How This Fits Into the Larger Housing Push
This isn’t a one-off release. The authority’s broader EWS housing plan for the Jewar corridor runs into tens of thousands of plots across multiple phases, with this batch of 3,800 forming part of that pipeline. Sectors 18 and 20 were chosen because they already have partial infrastructure development underway, which should shorten the gap between allotment and actual possession compared to greenfield sectors.
What Applicants Should Check Before Applying
- Confirm current income-proof documentation matches the EWS threshold before applying — mismatched paperwork is a common reason for rejection in authority schemes.
- Check whether you qualify under any reservation category (project employee, ex-serviceman, authority staff), since this can meaningfully improve allotment odds.

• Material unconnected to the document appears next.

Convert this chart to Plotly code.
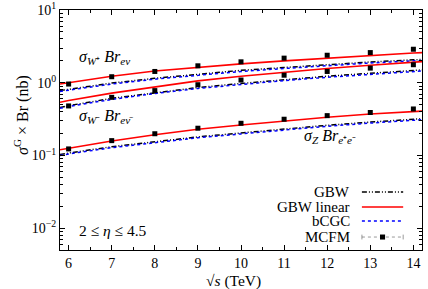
import plotly.graph_objects as go

# ---------------- data ----------------
sqrt_s_pts = [6, 7, 8, 9, 10, 11, 12, 13, 14]
mcfm_wp = [0.96, 1.21, 1.43, 1.71, 1.94, 2.18, 2.39, 2.60, 2.89]
mcfm_wm = [0.48, 0.63, 0.78, 0.94, 1.09, 1.27, 1.43, 1.59, 1.77]
mcfm_z = [0.123, 0.160, 0.199, 0.237, 0.277, 0.315, 0.353, 0.390, 0.436]

sqrt_s_curve = [5.8, 6, 7, 8, 9, 10, 11, 12, 13, 14, 14.2]
lin_wp = [0.96, 1.00, 1.23, 1.45, 1.64, 1.82, 2.00, 2.19, 2.37, 2.57, 2.60]
lin_wm = [0.54, 0.57, 0.72, 0.88, 1.06, 1.23, 1.40, 1.57, 1.74, 1.92, 1.95]
lin_z = [0.120, 0.126, 0.158, 0.193, 0.229, 0.263, 0.299, 0.335, 0.372, 0.403, 0.407]

gbw_wp = [0.78, 0.81, 0.99, 1.15, 1.32, 1.48, 1.62, 1.78, 1.93, 2.07, 2.09]
gbw_wm = [0.457, 0.484, 0.61, 0.733, 0.861, 0.977, 1.10, 1.23, 1.35, 1.48, 1.50]
gbw_z = [0.103, 0.108, 0.132, 0.155, 0.180, 0.204, 0.232, 0.260, 0.288, 0.316, 0.320]

bcgc_wp = [0.76, 0.79, 0.96, 1.12, 1.28, 1.43, 1.57, 1.72, 1.87, 2.00, 2.02]
bcgc_wm = [0.445, 0.471, 0.59, 0.712, 0.835, 0.948, 1.07, 1.19, 1.31, 1.43, 1.45]
bcgc_z = [0.100, 0.105, 0.128, 0.150, 0.175, 0.198, 0.225, 0.252, 0.279, 0.306, 0.310]

x_ticks = [6, 7, 8, 9, 10, 11, 12, 13, 14]
y_ticks = [0.01, 0.1, 1, 10]
y_ticktext = ["10<sup>−2</sup>", "10<sup>−1</sup>", "10<sup>0</sup>", "10<sup>1</sup>"]
legend_names = ["GBW", "GBW linear", "bCGC", "MCFM"]

# ---------------- figure ----------------
FONT = "Liberation Serif"
GBW_DASH = "5px,2px,1px,2px,1px,2px"

fig = go.Figure()
for ys in (gbw_wp, gbw_wm, gbw_z):
    fig.add_trace(go.Scatter(x=sqrt_s_curve, y=ys, mode="lines",
                             line=dict(color="black", width=1.5, dash=GBW_DASH),
                             showlegend=False))
for ys in (bcgc_wp, bcgc_wm, bcgc_z):
    fig.add_trace(go.Scatter(x=sqrt_s_curve, y=ys, mode="lines",
                             line=dict(color="#0000ff", width=1.5, dash="dot"),
                             showlegend=False))
for ys in (lin_wp, lin_wm, lin_z):
    fig.add_trace(go.Scatter(x=sqrt_s_curve, y=ys, mode="lines",
                             line=dict(color="#ff0000", width=1.6),
                             showlegend=False))
for ys in (mcfm_wp, mcfm_wm, mcfm_z):
    fig.add_trace(go.Scatter(x=sqrt_s_pts, y=ys, mode="markers",
                             marker=dict(symbol="square", color="black", size=5),
                             showlegend=False))

minor_y = [k * 10.0 ** d for d in (-3, -2, -1, 0) for k in range(2, 10)]

fig.update_xaxes(range=[5.8, 14.2], tickvals=x_ticks, ticks="inside", ticklen=5,
                 showgrid=False, zeroline=False, showline=True, linecolor="black",
                 linewidth=1, mirror="ticks", tickcolor="black",
                 ticklabeloverflow="allow", automargin=False,
                 minor=dict(dtick=0.5, ticks="inside", ticklen=3, tickcolor="black"),
                 tickfont=dict(family=FONT, size=14, color="black"))
fig.update_yaxes(type="log", range=[-2.3, 1.0005], tickvals=y_ticks, ticktext=y_ticktext,
                 ticks="inside", ticklen=5, showgrid=False, zeroline=False,
                 showline=True, linecolor="black", linewidth=1, mirror="ticks",
                 tickcolor="black", ticklabeloverflow="allow", automargin=False,
                 minor=dict(tickvals=minor_y, ticks="inside", ticklen=3, tickcolor="black"),
                 tickfont=dict(family=FONT, size=14, color="black"))

def txt(x, y, s, xanchor="left", size=15.5, **kw):
    fig.add_annotation(x=x, y=y, xref="paper", yref="paper", text=s, showarrow=False,
                       xanchor=xanchor, yanchor="middle",
                       font=dict(family=FONT, size=size, color="black"), **kw)

txt(0.047, 0.804, "<i>σ</i><sub><i>W</i>⁺</sub> <i>Br</i><sub><i>eν</i></sub>", size=16)
txt(0.047, 0.558, "<i>σ</i><sub><i>W</i>⁻</sub> <i>Br</i><sub><i>eν̄</i></sub>", size=16)
txt(0.668, 0.471, "<i>σ<sub>Z</sub></i> <i>Br</i><sub><i>e</i>⁺<i>e</i>⁻</sub>", size=16)
txt(0.047, 0.083, "2 ≤ <i>η</i> ≤ 4.5", size=15.5)
txt(-0.108, 0.5625, "<i>σ</i><sup>G</sup> × Br (nb)", xanchor="center", size=16, textangle=-90)
txt(0.478, -0.13, "√<i>s</i> (TeV)", xanchor="center", size=15.5)

# manual legend (text left of sample, as in the reference)
leg_y = [0.242, 0.179, 0.121, 0.054]
x0, x1 = 0.834, 0.948
for name, ly in zip(legend_names, leg_y):
    txt(0.807, ly, name, xanchor="right", size=15)
fig.add_shape(type="line", xref="paper", yref="paper", x0=x0, x1=x1, y0=leg_y[0], y1=leg_y[0],
              line=dict(color="black", width=1.5, dash=GBW_DASH))
fig.add_shape(type="line", xref="paper", yref="paper", x0=x0, x1=x1, y0=leg_y[1], y1=leg_y[1],
              line=dict(color="#ff0000", width=1.6))
fig.add_shape(type="line", xref="paper", yref="paper", x0=x0, x1=x1, y0=leg_y[2], y1=leg_y[2],
              line=dict(color="#0000ff", width=1.5, dash="dot"))
fig.add_shape(type="line", xref="paper", yref="paper", x0=x0, x1=x1, y0=leg_y[3], y1=leg_y[3],
              line=dict(color="#555555", width=0.6, dash="dot"))
for xe in (x0, x1):
    fig.add_shape(type="line", xref="paper", yref="paper", x0=xe, x1=xe,
                  y0=leg_y[3] - 0.01, y1=leg_y[3] + 0.01,
                  line=dict(color="#555555", width=0.6))
xm = (x0 + x1) / 2
fig.add_shape(type="rect", xref="paper", yref="paper", x0=xm - 0.007, x1=xm + 0.007,
              y0=leg_y[3] - 0.0105, y1=leg_y[3] + 0.0105, fillcolor="black", line=dict(width=0))

fig.update_layout(width=428, height=289, margin=dict(l=60, r=6, t=10, b=39, autoexpand=False),
                  plot_bgcolor="white", paper_bgcolor="white", showlegend=False,
                  font=dict(family=FONT, size=14, color="black"))

# remove the page's default 8px body margin so the figure sits at the window's corner
fig.write_html("out.html", config={"displayModeBar": False},
               post_script="document.body.style.margin='0';")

- Review the installment schedule carefully — missed payments in authority schemes typically attract penal interest.
- Verify possession timelines for Sectors 18 and 20 specifically, since infrastructure readiness varies even within the same scheme.
Final Thoughts
Affordable housing schemes like this rarely get the same attention as investor-grade plot launches, but they matter just as much to the region’s long-term development.
A workforce that can actually live near the industrial and airport zone is what makes the broader Yamuna Expressway growth story sustainable — warehouses and terminals don’t run themselves. For families who qualify, this is one of the few chances to own government-titled land near a major infrastructure hub at a price that doesn’t require investor-level capital.
As with any authority scheme, the details that matter most are the ones in the fine print — eligibility documentation, reservation category, and the actual payment schedule — so it’s worth reviewing the official brochure line by line once YEIDA publishes it.